Regenerative medicine holds the promise of curative healthcare. Unlike traditional medicines and devices, it harnesses cells and tissues, including in combination with gene therapy and devices, to enable the body to regenerate and, in effect, heal itself. Regenerative medicine is an integrated process to recover organ functions lost due to age, disease, damage or congenital defects. The existing approaches for this process include transplantation, tissue engineering, cell therapy, and gene therapy.
Regenerative medicine is defined as the use of stem cells, biomaterials and molecules, and devices to repair, regenerate or replace damaged or diseased cells, tissues and organs for the purposes of restoring and establishing normal function, not enhancement.
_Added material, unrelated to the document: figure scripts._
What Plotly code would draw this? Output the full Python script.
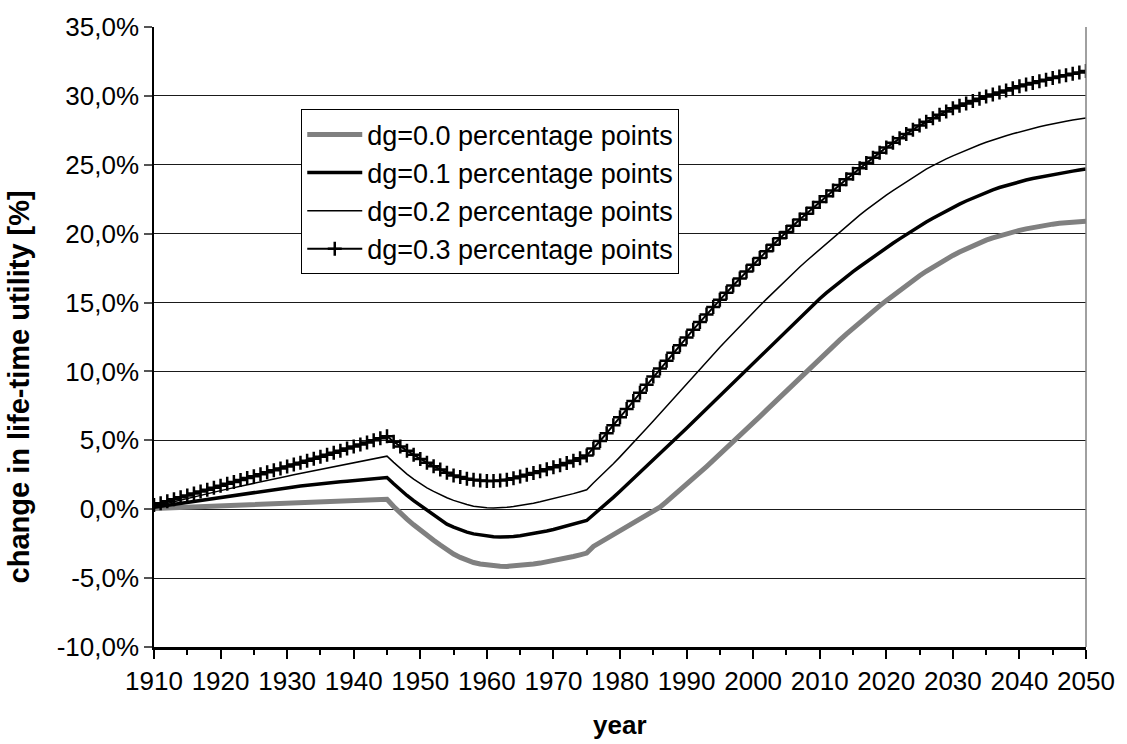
import plotly.graph_objects as go

years = list(range(1910, 2051))

series_names = [
    "dg=0.0 percentage points",
    "dg=0.1 percentage points",
    "dg=0.2 percentage points",
    "dg=0.3 percentage points",
]

dg00 = [
    0.05, 0.07, 0.09, 0.11, 0.13, 0.15, 0.16, 0.18, 0.20, 0.22,
    0.24, 0.26, 0.28, 0.30, 0.32, 0.34, 0.36, 0.38, 0.39, 0.41,
    0.43, 0.45, 0.47, 0.49, 0.51, 0.53, 0.55, 0.57, 0.59, 0.61,
    0.62, 0.64, 0.66, 0.68, 0.70, 0.72,
    0.20, -0.30, -0.72, -1.13, -1.53, -1.90, -2.25, -2.60, -2.95, -3.25,
    -3.50, -3.70, -3.87, -3.98, -4.06, -4.11, -4.14, -4.15, -4.13, -4.09,
    -4.04, -3.98, -3.91, -3.83, -3.74, -3.64, -3.54, -3.43, -3.31, -3.18,
    -2.70, -2.42, -2.15, -1.88, -1.60, -1.33, -1.05, -0.78, -0.50, -0.20,
    0.15, 0.55, 0.96, 1.38, 1.80, 2.23, 2.66, 3.10, 3.54, 3.98,
    4.43, 4.88, 5.34, 5.80, 6.26, 6.72, 7.19, 7.66, 8.13, 8.60,
    9.06, 9.52, 9.98, 10.44, 10.90, 11.36, 11.82, 12.27, 12.71, 13.14,
    13.56, 13.97, 14.37, 14.76, 15.14, 15.52, 15.90, 16.26, 16.61, 16.95,
    17.27, 17.58, 17.87, 18.15, 18.42, 18.67, 18.91, 19.13, 19.34, 19.53,
    19.70, 19.85, 19.99, 20.12, 20.24, 20.35, 20.45, 20.54, 20.62, 20.69,
    20.75, 20.80, 20.84, 20.87, 20.90,
]

dg01 = [
    0.15, 0.22, 0.30, 0.37, 0.45, 0.52, 0.60, 0.67, 0.75, 0.82,
    0.89, 0.96, 1.04, 1.11, 1.18, 1.25, 1.31, 1.38, 1.44, 1.50,
    1.56, 1.62, 1.68, 1.74, 1.79, 1.85, 1.90, 1.94, 1.99, 2.03,
    2.08, 2.12, 2.17, 2.21, 2.26, 2.30,
    1.85, 1.40, 1.00, 0.62, 0.27, -0.10, -0.45, -0.80, -1.08, -1.30,
    -1.50, -1.66, -1.79, -1.88, -1.95, -2.00, -2.02, -2.02, -1.98, -1.92,
    -1.85, -1.77, -1.68, -1.58, -1.47, -1.35, -1.23, -1.10, -0.96, -0.82,
    -0.40, 0.00, 0.42, 0.86, 1.30, 1.75, 2.20, 2.65, 3.10, 3.56,
    4.02, 4.48, 4.94, 5.41, 5.88, 6.35, 6.82, 7.29, 7.76, 8.23,
    8.70, 9.17, 9.64, 10.11, 10.58, 11.06, 11.54, 12.02, 12.50, 12.98,
    13.45, 13.92, 14.38, 14.84, 15.28, 15.70, 16.10, 16.49, 16.87, 17.24,
    17.60, 17.95, 18.30, 18.64, 18.98, 19.30, 19.62, 19.94, 20.25, 20.55,
    20.84, 21.12, 21.39, 21.65, 21.90, 22.14, 22.37, 22.59, 22.80, 23.00,
    23.18, 23.35, 23.50, 23.64, 23.77, 23.89, 24.00, 24.10, 24.19, 24.28,
    24.37, 24.46, 24.54, 24.62, 24.70,
]

dg02 = [
    0.20, 0.32, 0.44, 0.56, 0.68, 0.80, 0.91, 1.02, 1.13, 1.24,
    1.35, 1.46, 1.57, 1.68, 1.79, 1.90, 2.00, 2.10, 2.20, 2.30,
    2.40, 2.50, 2.60, 2.70, 2.80, 2.90, 3.00, 3.10, 3.20, 3.30,
    3.40, 3.49, 3.58, 3.67, 3.76, 3.85,
    3.40, 2.95, 2.55, 2.18, 1.84, 1.55, 1.30, 1.05, 0.83, 0.64,
    0.48, 0.34, 0.22, 0.14, 0.10, 0.08, 0.10, 0.14, 0.20, 0.27,
    0.35, 0.44, 0.54, 0.65, 0.76, 0.88, 1.00, 1.13, 1.27, 1.41,
    1.90, 2.35, 2.82, 3.30, 3.80, 4.30, 4.80, 5.33, 5.87, 6.41,
    6.95, 7.50, 8.04, 8.58, 9.12, 9.66, 10.20, 10.72, 11.24, 11.76,
    12.27, 12.78, 13.28, 13.78, 14.28, 14.77, 15.25, 15.73, 16.20, 16.67,
    17.13, 17.58, 18.02, 18.44, 18.85, 19.28, 19.70, 20.12, 20.54, 20.95,
    21.34, 21.72, 22.09, 22.45, 22.80, 23.13, 23.45, 23.78, 24.09, 24.40,
    24.68, 24.94, 25.20, 25.43, 25.65, 25.86, 26.06, 26.26, 26.45, 26.63,
    26.80, 26.96, 27.11, 27.25, 27.39, 27.52, 27.64, 27.76, 27.87, 27.98,
    28.07, 28.16, 28.25, 28.33, 28.40,
]

dg03 = [
    0.30, 0.44, 0.58, 0.72, 0.86, 1.00, 1.14, 1.28, 1.42, 1.56,
    1.70, 1.84, 1.98, 2.12, 2.26, 2.40, 2.54, 2.68, 2.82, 2.96,
    3.10, 3.24, 3.38, 3.52, 3.66, 3.80, 3.95, 4.10, 4.25, 4.40,
    4.55, 4.70, 4.85, 5.00, 5.15, 5.30,
    4.90, 4.55, 4.25, 3.95, 3.65, 3.38, 3.12, 2.88, 2.65, 2.45,
    2.33, 2.22, 2.14, 2.08, 2.05, 2.05, 2.08, 2.14, 2.25, 2.38,
    2.50, 2.62, 2.75, 2.90, 3.05, 3.20, 3.35, 3.52, 3.70, 3.90,
    4.40, 4.95, 5.52, 6.10, 6.68, 7.27, 7.86, 8.45, 9.04, 9.63,
    10.21, 10.78, 11.35, 11.91, 12.47, 13.03, 13.58, 14.13, 14.67, 15.20,
    15.72, 16.24, 16.75, 17.25, 17.75, 18.24, 18.72, 19.20, 19.67, 20.13,
    20.58, 21.02, 21.45, 21.88, 22.30, 22.72, 23.13, 23.54, 23.95, 24.35,
    24.74, 25.13, 25.51, 25.88, 26.25, 26.59, 26.92, 27.24, 27.55, 27.85,
    28.12, 28.38, 28.63, 28.87, 29.10, 29.28, 29.45, 29.62, 29.79, 29.95,
    30.10, 30.25, 30.40, 30.55, 30.70, 30.82, 30.94, 31.06, 31.18, 31.30,
    31.40, 31.50, 31.60, 31.70, 31.80,
]

x_tick_vals = list(range(1910, 2051, 10))
x_tick_text = [str(v) for v in x_tick_vals]
y_tick_vals = [-10, -5, 0, 5, 10, 15, 20, 25, 30, 35]
y_tick_text = ["-10,0%", "-5,0%", "0,0%", "5,0%", "10,0%", "15,0%",
               "20,0%", "25,0%", "30,0%", "35,0%"]

FONT = "Liberation Sans, Arial, sans-serif"

fig = go.Figure()
fig.add_trace(go.Scatter(x=years, y=dg00, name=series_names[0], mode="lines",
                         line=dict(color="#808080", width=5)))
fig.add_trace(go.Scatter(x=years, y=dg01, name=series_names[1], mode="lines",
                         line=dict(color="#000000", width=3.5)))
fig.add_trace(go.Scatter(x=years, y=dg02, name=series_names[2], mode="lines",
                         line=dict(color="#000000", width=1.5)))
fig.add_trace(go.Scatter(x=years, y=dg03, name=series_names[3], mode="lines+markers",
                         line=dict(color="#000000", width=2),
                         marker=dict(symbol="cross-thin", size=10, color="#000000",
                                     line=dict(color="#000000", width=2.5))))

fig.update_layout(
    width=1127, height=744,
    margin=dict(l=154, r=31, t=25, b=97),
    paper_bgcolor="white", plot_bgcolor="white",
    font=dict(family=FONT, size=26, color="black"),
    showlegend=True,
    legend=dict(x=0.158, y=0.867, xanchor="left", yanchor="top",
                bgcolor="white", bordercolor="black", borderwidth=1,
                font=dict(family=FONT, size=27, color="black"),
                itemwidth=55, tracegroupgap=0),
    xaxis=dict(range=[1910, 2050], tickmode="array", tickvals=x_tick_vals,
               ticktext=x_tick_text, ticks="outside", ticklen=9, tickwidth=1.5,
               tickcolor="black", showline=True, linecolor="black", linewidth=2.5,
               showgrid=False, zeroline=False,
               tickfont=dict(family=FONT, size=26),
               minor=dict(tickmode="linear", tick0=1915, dtick=10, ticks="outside",
                          ticklen=5, tickwidth=1.5, tickcolor="black", showgrid=False)),
    yaxis=dict(range=[-10, 35], tickmode="array", tickvals=y_tick_vals,
               ticktext=y_tick_text, ticks="outside", ticklen=8, tickwidth=1.5,
               tickcolor="#555555", showline=True, linecolor="black", linewidth=1.5,
               showgrid=True, gridcolor="#1a1a1a", gridwidth=1, zeroline=False,
               tickfont=dict(family=FONT, size=26)),
    shapes=[dict(type="line", xref="paper", yref="paper", x0=1, x1=1, y0=0, y1=1,
                 line=dict(color="#808080", width=1.5))],
    annotations=[
        dict(text="<b>change in life-time utility [%]</b>", xref="paper", yref="paper",
             x=-0.145, y=0.42, xanchor="center", yanchor="middle", textangle=-90,
             showarrow=False, font=dict(family=FONT, size=29)),
        dict(text="<b>year</b>", xref="paper", yref="paper",
             x=0.5, y=-0.1530, xanchor="center", yanchor="bottom",
             showarrow=False, font=dict(family=FONT, size=26)),
    ],
)

fig.write_html("out.html", config={"displayModeBar": False},
               post_script="document.body.style.margin='0';")
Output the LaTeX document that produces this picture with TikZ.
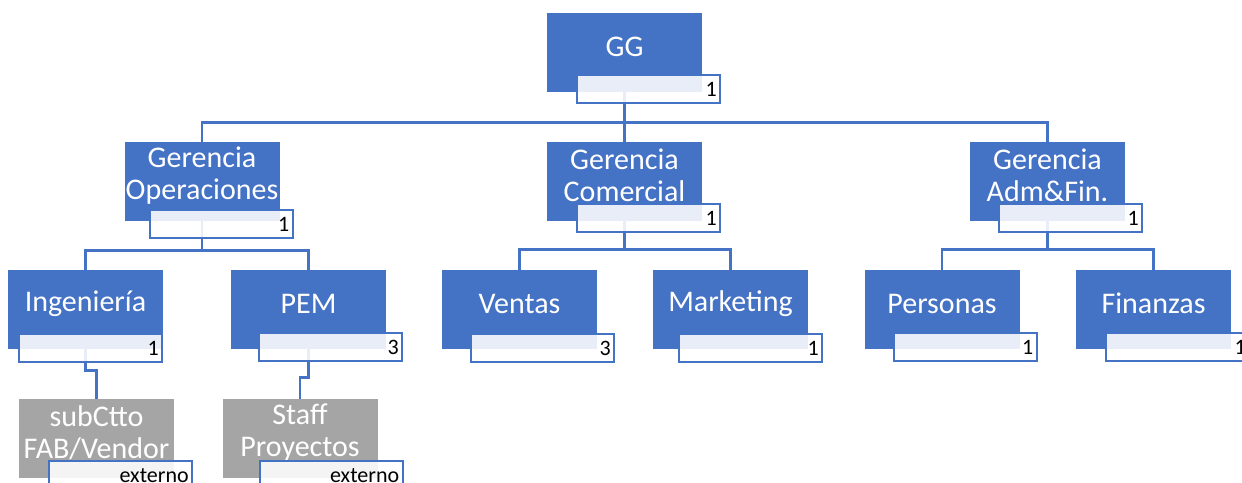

This ability to re-program cells into taking one of many specific forms opens the door to new treatments in multiple therapy areas – retinal disease, diabetes, cardiovascular disease, neurodegenerative, orthopaedic and immune disorders.
While regenerative medicine is a branch of medical therapy, it is distinct from most pharmaceuticals and surgery and represents a new paradigm in science. Regenerative medicine has the potential to revolutionise the treatment of injuries and disease by taking a long-term curative approach in contrast to many pharmaceuticals and surgical procedures that generally manage rather than cure disease.
A vital element in the success of regenerative medicine is the delivery of the product or therapy to the patient by skilled and qualified clinicians. The delivery of these therapies typically requires specific, highly specialised procedures: it is not as simple as prescribing a new orally administered drug.